Going Home to Hebron

March 2017

Jerry Tuglavina was born 71 years ago in Hebron on the Labrador North Coast in what is now known as Nunatsiavut. He was just 13-years-old when the community was relocated in the 1950s, but he still remembers well his life there with his family.

“What was most memorable to me, and most people who lived in Hebron, is going home at Christmastime,” explains Tuglavina who returned home to Hebron for the first time in over a decade last summer with the Hebron Family Archeology Project. “We hardly spent any time at all in Hebron; most of the year we’d be out at the outposts fishing or netting seals. My grandfather had three homes back then, one for each season. We’d all go to Hebron around Christmastime each year for a big celebration and stay until the spring.”

Tuglavina lived in Hebron with his Grandparents and three other siblings. They ate a diet of largely wild food and spent much of the year in fishing and hunting camps. He says that each year about 200 people would come to Hebron from sealing camps all around the surrounding region to spend the winter. It would be the first time seeing each other sometimes for months.

For the most part, outside of Them Days, stories of Hebron have remained largely oral but now as fewer of the original Hebron residents remain, Tuglavina believes that it is important to record these stories while it is still possible. That’s why he traveled with Tradition & Transition researcher Michelle Davies for the Hebron Family Archeology Project, to record where the houses were once located and who lived where. Davies, who works as an archeologist with the Nunatsiavut Government’s Departure of Culture and PhD candidate at Memorial University, is organizing the project with guidance from a steering committee of former Hebron residents to determine what was important for them to record. The Hebron Selection Committee chose Tuglavina and Elder John Jararuse to travel to Hebron last summer.

“I’ve been here [in Nunatsiavut] for three years now and Hebron was something that I heard very early on as being important to people from Nunatsiavut,” says Davies. “I always wanted to find an opportunity to connect people through archeology.
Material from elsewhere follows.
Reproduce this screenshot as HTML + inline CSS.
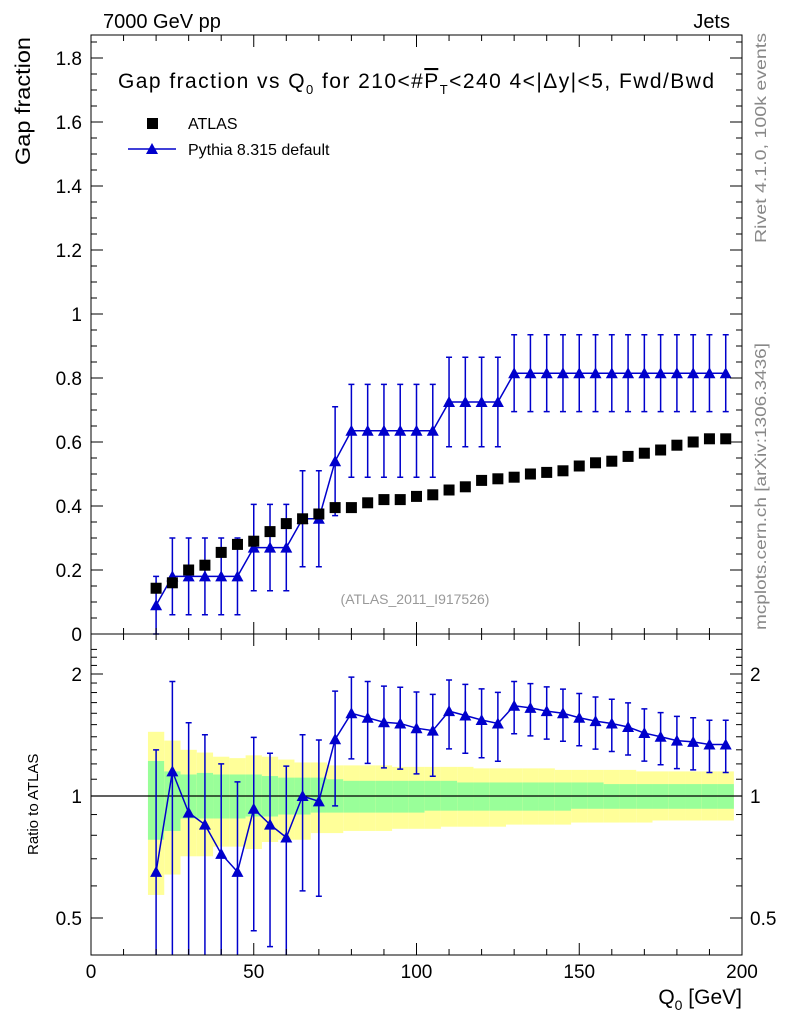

So I feel really lucky that this opportunity came up with Tradition & Transition to really develop the project because I had heard for so long that people really wanted to see this research done.”

Davies, Tuglavina, and Jararuse, who also lived in Hebron as a boy, traveled together to the former community. Davies said when they first arrived she took out a number of maps and said they could begin surveying the area and writing it all down. She says the Elders gave her a funny look and said “that’s not how you live off the Land, not with maps.” They then guided Davies about the remains of the community remembering details and stories.

“It’s a real familiar place, just the same as when we left it, only no houses. All the landmarks are still there,” says Tuglavina. “There aren’t many of us anymore [from Hebron]. We left as young kids but when we went up to Hebron [this time] it brought back a lot of memories.”

Along with some of the oldest techniques for mapping out an area, Davies employed some of the most modern as well. With the help of Memorial archeologist Pete Whitridge, another Tradition & Transition researcher, working at a nearby archeological site at Johannes Point, Davies was able to employ the use of an aerial drone.

“By flying the drone back and forth,” Davies explains, “you can capture multiple overlapping images, which you can then stitch together on the computer. We did that here in Nain, which has given us a beautifully detailed map that you can manipulate. Because it's in 3D, you can also see the outlines of cabins and some of the houses which have collapsed. It could help us to locate more structures if we need to.”

As an archeologist, Davies says she feels fortunate to be able to participate in a project like this and hear firsthand the stories of the people who lived and experienced the place that she is studying. It is these living memories that the Hebron Family Archeology Project seeks to record. The stories from the people that once called this place home bring nuance and understanding to the relationships and way of life of Hebron that no other could.

“It was amazing to see John and Jerry working together and figuring out where each of these houses stood, or which way they were oriented, or where the porch was, and who lived there, and who lived there after them, and who rented this spot out. They brought back a lot of information and memories that way,” says Davies, who at first planned to get the descriptions of maybe five or six houses but in the end they recorded close to 40. “It’s pretty special to witness those memories resurface because we were in the place, because we were in Hebron.”

For Tuglavina he wants to see the stories of his hometown recorded so that younger generations can learn about his way of life and the history of Nunatsiavut. “If we don’t record them now they’ll be gone for good, we don’t want to lose them,” says Tuglavina, “It was a real special project to take part in.”

This Spring Davies plans on having more community consultations with the Hebron Selection Committee in order to select new people to return to Hebron for the project this coming summer. Davies says that she hope to bring back a family; someone who used to live there, and their children and grandchildren, she says that the impact and memory of Hebron spans generations.